REQUIREMENTS:
Look for the line containing "What Plotly code" and the line containing "W, H = 1242, 525" in the entries below. Copy those two and all lines between them exactly, leaving out pictures.

Records excerpted from a collection
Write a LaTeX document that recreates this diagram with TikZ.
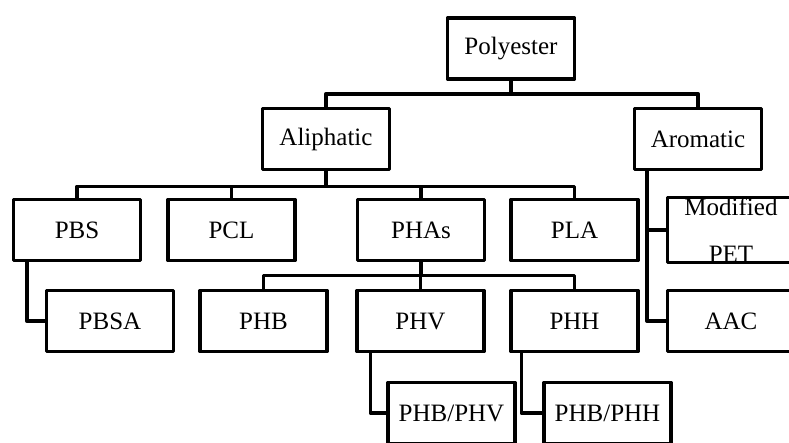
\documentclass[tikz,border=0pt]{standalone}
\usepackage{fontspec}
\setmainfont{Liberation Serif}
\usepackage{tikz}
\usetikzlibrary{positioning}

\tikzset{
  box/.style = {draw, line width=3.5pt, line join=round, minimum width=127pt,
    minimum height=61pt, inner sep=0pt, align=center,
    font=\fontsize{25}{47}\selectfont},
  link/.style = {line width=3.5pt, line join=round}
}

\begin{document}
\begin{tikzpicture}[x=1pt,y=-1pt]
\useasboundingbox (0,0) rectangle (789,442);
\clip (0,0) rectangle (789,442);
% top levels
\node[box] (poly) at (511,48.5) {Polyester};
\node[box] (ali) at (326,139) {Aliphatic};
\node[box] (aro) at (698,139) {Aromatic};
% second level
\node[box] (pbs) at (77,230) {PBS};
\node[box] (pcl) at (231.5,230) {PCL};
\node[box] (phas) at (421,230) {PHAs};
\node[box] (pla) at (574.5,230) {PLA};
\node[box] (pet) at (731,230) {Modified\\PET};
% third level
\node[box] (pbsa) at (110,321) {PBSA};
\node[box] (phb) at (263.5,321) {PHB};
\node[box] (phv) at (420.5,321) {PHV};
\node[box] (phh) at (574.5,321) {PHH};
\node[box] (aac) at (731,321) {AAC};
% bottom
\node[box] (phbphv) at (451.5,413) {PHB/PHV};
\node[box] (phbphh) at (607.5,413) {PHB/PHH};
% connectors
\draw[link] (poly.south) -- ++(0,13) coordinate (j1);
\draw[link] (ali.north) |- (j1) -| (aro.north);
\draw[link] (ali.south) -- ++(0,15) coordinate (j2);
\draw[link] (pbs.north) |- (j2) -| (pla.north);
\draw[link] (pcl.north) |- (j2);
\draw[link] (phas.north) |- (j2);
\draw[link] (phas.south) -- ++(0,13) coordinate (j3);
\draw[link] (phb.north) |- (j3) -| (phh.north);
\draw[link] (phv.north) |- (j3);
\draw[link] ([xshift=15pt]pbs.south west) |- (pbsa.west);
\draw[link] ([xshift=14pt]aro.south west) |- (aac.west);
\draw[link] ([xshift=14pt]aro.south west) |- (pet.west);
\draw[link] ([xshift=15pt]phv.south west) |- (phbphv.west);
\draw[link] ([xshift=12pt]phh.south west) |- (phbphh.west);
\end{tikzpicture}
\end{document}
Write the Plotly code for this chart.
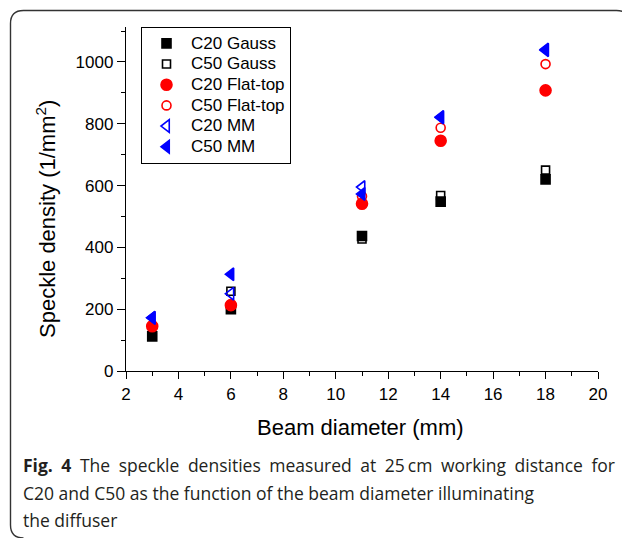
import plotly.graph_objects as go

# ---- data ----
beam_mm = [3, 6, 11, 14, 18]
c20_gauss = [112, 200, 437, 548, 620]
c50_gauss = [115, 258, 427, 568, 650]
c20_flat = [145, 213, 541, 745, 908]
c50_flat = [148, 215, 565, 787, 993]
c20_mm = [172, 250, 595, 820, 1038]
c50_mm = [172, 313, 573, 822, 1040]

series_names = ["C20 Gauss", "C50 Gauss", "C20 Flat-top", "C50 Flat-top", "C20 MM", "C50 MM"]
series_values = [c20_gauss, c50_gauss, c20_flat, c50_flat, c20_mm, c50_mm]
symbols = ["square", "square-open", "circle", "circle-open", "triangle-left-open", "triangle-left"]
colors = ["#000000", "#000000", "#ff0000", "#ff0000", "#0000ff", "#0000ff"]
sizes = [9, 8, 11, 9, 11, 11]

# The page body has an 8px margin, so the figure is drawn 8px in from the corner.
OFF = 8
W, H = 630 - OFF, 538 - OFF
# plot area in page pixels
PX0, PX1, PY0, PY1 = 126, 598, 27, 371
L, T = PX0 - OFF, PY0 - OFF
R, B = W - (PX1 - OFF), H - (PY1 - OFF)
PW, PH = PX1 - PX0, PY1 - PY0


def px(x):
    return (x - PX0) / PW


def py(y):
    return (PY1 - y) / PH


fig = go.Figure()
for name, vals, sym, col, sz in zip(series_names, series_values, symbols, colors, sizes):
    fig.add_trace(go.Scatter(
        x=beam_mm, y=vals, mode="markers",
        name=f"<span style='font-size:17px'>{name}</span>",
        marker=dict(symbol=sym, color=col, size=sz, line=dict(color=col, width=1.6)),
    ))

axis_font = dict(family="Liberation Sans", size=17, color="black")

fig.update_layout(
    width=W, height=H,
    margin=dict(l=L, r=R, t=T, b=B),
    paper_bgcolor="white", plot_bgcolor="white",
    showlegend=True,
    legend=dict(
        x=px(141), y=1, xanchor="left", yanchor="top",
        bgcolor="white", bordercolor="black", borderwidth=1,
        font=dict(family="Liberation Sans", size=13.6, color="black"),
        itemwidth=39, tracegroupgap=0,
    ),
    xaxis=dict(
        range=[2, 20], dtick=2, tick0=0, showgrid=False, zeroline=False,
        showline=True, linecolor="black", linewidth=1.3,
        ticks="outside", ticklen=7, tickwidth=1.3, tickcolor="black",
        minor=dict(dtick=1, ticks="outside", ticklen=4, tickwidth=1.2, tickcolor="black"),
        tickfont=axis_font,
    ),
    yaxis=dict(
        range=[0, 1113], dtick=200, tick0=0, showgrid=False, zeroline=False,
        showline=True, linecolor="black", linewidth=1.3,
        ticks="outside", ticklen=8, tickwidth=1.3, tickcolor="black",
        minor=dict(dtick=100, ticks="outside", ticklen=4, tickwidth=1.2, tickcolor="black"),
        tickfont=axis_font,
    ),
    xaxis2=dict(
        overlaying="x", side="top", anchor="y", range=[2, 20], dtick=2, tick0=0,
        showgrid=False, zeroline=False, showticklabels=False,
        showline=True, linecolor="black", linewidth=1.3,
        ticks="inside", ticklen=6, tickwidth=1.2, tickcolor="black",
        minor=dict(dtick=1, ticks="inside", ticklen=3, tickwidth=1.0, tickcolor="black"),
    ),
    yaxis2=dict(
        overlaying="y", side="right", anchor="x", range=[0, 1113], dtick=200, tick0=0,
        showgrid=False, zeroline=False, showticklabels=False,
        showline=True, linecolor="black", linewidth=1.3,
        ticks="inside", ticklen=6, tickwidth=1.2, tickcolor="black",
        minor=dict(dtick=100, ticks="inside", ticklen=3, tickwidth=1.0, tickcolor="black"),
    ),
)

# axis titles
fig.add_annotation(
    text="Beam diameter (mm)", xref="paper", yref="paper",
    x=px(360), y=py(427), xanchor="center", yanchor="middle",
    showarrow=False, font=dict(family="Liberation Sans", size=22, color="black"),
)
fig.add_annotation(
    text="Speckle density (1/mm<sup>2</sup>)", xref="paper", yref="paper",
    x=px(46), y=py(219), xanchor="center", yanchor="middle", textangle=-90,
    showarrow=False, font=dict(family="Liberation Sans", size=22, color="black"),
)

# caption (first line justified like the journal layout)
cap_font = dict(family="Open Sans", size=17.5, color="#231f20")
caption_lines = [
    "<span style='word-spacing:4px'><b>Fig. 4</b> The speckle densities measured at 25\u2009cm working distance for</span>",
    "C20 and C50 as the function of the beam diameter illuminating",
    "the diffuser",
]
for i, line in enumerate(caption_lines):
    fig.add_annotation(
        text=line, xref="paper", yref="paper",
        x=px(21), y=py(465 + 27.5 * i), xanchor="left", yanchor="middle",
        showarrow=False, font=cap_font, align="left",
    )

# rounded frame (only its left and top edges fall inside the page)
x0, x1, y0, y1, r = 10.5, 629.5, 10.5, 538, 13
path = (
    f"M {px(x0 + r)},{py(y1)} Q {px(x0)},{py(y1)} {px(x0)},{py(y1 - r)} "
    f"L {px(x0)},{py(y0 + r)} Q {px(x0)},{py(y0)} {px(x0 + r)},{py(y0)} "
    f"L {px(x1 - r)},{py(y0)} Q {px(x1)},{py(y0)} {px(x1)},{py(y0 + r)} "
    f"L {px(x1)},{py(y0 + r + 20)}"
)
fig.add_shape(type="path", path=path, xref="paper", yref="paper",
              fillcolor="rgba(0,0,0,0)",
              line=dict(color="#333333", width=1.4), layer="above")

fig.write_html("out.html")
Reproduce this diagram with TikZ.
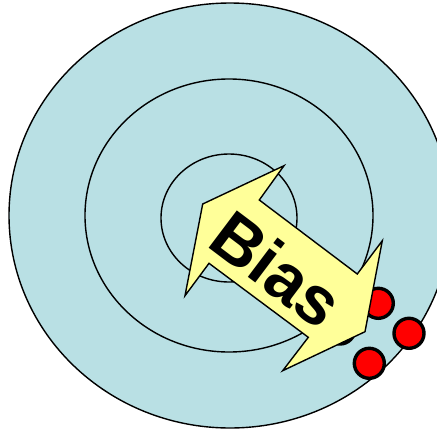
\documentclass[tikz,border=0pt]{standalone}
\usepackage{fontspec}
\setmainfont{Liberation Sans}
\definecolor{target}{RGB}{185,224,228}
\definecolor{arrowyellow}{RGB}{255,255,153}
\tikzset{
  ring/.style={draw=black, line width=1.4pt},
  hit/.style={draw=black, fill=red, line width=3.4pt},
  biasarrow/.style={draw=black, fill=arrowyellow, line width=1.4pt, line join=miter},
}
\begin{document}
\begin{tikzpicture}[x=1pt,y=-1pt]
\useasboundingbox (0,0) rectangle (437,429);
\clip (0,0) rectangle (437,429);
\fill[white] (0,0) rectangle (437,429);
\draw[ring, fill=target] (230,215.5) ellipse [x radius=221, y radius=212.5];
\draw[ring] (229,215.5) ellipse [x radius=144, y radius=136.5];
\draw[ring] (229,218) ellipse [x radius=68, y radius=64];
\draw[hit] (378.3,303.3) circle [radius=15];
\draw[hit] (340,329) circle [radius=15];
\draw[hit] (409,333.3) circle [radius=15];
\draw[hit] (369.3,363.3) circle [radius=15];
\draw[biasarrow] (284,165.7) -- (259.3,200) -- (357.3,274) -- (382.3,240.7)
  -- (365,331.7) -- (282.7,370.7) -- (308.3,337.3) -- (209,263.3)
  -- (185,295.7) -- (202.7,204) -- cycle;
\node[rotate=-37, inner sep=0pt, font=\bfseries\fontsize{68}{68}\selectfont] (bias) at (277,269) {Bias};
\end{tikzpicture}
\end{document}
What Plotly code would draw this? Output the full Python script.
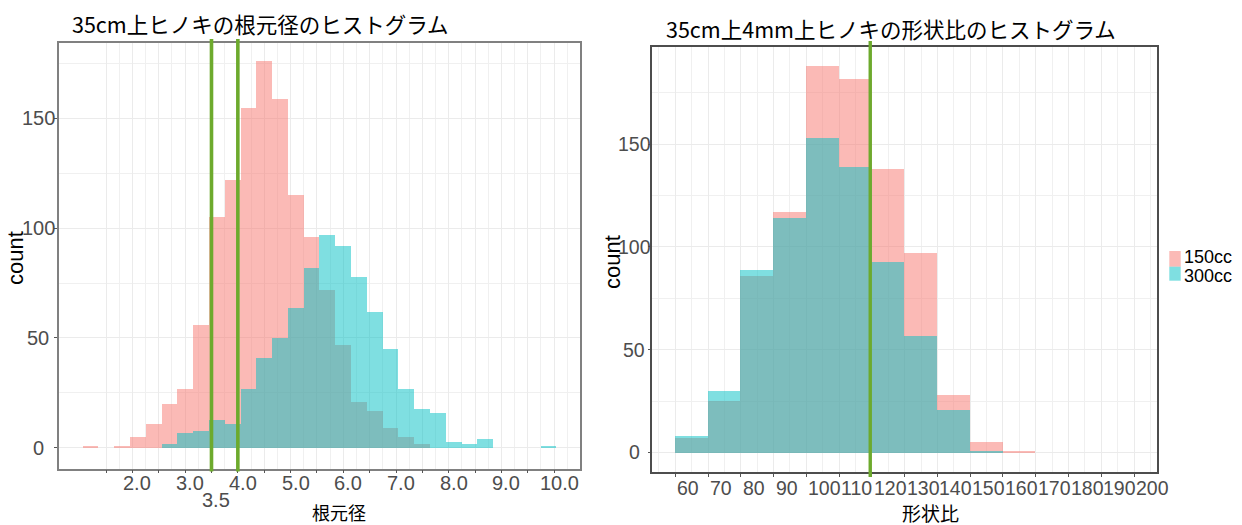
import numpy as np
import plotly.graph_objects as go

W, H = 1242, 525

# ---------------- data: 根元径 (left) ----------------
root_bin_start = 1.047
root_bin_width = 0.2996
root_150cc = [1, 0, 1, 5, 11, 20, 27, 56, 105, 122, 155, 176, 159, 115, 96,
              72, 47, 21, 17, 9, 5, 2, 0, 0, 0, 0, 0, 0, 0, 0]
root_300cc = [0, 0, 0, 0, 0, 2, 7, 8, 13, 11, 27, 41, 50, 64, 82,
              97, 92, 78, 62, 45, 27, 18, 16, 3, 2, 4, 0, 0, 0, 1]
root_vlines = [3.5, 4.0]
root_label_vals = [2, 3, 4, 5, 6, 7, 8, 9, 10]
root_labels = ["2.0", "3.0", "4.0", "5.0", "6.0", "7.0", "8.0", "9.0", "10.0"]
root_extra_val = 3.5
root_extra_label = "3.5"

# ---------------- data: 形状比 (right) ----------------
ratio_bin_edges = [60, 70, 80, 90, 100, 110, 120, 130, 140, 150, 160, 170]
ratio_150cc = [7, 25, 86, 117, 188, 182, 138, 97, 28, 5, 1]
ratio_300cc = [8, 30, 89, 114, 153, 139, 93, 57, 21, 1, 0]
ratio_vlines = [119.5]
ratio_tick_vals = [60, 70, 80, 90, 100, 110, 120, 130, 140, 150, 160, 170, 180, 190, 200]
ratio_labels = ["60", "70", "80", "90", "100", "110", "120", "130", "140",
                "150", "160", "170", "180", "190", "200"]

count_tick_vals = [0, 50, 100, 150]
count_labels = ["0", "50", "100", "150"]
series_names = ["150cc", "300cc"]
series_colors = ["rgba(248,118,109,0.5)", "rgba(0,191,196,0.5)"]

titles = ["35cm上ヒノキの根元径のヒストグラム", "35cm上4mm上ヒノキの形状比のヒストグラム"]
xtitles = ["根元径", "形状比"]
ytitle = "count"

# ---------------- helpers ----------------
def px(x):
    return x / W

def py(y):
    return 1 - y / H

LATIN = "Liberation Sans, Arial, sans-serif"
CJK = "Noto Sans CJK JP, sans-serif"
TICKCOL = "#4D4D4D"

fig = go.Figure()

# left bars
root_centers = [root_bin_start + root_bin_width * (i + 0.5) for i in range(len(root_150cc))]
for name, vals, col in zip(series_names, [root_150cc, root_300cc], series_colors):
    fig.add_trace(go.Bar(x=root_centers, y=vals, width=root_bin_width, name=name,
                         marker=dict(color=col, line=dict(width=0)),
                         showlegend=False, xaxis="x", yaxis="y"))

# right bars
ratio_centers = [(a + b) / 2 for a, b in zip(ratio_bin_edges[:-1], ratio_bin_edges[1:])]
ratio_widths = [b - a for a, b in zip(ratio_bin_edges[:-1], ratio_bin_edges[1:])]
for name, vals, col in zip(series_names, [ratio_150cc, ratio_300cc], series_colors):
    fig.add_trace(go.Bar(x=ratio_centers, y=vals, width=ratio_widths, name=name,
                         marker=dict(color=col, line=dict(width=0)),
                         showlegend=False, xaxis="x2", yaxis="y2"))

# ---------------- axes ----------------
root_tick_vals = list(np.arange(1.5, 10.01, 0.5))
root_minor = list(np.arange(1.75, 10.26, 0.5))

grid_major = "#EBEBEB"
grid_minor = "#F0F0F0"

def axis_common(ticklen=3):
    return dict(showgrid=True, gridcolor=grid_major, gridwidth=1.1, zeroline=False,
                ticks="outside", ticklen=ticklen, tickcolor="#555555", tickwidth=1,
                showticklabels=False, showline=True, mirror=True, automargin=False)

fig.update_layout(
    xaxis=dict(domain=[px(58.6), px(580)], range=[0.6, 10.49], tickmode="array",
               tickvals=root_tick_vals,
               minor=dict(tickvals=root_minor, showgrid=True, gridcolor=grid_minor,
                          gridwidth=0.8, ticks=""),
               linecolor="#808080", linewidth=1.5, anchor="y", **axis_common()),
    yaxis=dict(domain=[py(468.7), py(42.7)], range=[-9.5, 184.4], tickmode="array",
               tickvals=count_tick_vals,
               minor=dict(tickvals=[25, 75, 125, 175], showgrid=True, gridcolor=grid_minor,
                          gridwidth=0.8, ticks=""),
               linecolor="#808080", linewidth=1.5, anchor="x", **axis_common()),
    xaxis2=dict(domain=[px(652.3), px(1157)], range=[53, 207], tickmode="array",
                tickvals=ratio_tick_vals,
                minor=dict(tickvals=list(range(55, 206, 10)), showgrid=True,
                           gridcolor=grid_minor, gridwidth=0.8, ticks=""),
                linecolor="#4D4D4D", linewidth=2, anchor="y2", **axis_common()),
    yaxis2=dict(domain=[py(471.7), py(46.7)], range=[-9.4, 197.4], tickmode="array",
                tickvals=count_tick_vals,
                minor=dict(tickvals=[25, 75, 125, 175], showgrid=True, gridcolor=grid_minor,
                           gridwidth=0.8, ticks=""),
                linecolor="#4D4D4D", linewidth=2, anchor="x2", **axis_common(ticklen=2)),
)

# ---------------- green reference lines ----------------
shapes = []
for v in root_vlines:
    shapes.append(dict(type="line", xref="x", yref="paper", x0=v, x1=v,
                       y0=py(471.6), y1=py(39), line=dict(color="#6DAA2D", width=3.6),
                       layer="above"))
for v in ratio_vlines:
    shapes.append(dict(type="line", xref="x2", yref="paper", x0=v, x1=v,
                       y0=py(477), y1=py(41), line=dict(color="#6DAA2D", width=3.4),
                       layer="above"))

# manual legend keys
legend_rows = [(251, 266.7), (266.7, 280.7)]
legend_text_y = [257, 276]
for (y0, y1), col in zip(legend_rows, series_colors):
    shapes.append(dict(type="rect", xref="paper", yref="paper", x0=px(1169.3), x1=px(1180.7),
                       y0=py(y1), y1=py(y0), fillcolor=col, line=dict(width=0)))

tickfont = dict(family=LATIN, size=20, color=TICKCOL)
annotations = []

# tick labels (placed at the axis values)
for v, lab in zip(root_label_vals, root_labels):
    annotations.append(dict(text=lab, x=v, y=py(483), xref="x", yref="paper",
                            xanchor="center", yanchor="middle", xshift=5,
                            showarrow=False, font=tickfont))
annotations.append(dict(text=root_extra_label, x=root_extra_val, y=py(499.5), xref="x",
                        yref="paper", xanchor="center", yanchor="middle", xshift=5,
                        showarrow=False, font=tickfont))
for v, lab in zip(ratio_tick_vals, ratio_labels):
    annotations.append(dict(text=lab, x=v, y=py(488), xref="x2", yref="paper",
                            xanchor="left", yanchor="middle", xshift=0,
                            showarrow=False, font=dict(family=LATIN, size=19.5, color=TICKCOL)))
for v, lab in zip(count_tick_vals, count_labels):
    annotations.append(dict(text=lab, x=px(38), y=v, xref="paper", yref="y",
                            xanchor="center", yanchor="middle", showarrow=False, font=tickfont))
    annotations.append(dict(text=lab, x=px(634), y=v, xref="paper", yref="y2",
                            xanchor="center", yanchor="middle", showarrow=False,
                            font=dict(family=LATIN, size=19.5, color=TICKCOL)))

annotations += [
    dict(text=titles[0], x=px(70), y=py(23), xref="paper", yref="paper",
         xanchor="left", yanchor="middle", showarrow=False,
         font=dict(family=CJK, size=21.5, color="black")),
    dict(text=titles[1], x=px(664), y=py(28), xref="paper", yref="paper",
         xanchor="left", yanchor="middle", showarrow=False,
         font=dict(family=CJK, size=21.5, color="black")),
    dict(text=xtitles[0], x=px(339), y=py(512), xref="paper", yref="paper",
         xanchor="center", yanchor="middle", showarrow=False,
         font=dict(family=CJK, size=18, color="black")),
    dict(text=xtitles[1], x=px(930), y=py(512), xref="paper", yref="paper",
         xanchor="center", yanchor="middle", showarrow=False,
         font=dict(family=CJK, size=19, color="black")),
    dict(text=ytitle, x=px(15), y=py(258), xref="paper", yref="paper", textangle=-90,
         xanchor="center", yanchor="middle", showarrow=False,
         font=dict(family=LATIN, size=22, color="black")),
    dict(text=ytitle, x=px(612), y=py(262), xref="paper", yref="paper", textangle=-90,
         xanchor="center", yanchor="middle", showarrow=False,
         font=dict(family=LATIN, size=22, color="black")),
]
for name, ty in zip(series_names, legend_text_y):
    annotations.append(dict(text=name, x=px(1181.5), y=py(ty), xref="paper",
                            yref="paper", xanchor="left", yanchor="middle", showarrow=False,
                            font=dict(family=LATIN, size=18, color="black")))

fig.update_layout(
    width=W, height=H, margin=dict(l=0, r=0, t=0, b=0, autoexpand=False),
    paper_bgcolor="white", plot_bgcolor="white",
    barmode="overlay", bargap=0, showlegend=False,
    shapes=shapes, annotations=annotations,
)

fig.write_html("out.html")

SOLUTION TO THE PROBLEM:
What Plotly code would draw this? Output the full Python script.
import numpy as np
import plotly.graph_objects as go

W, H = 1242, 525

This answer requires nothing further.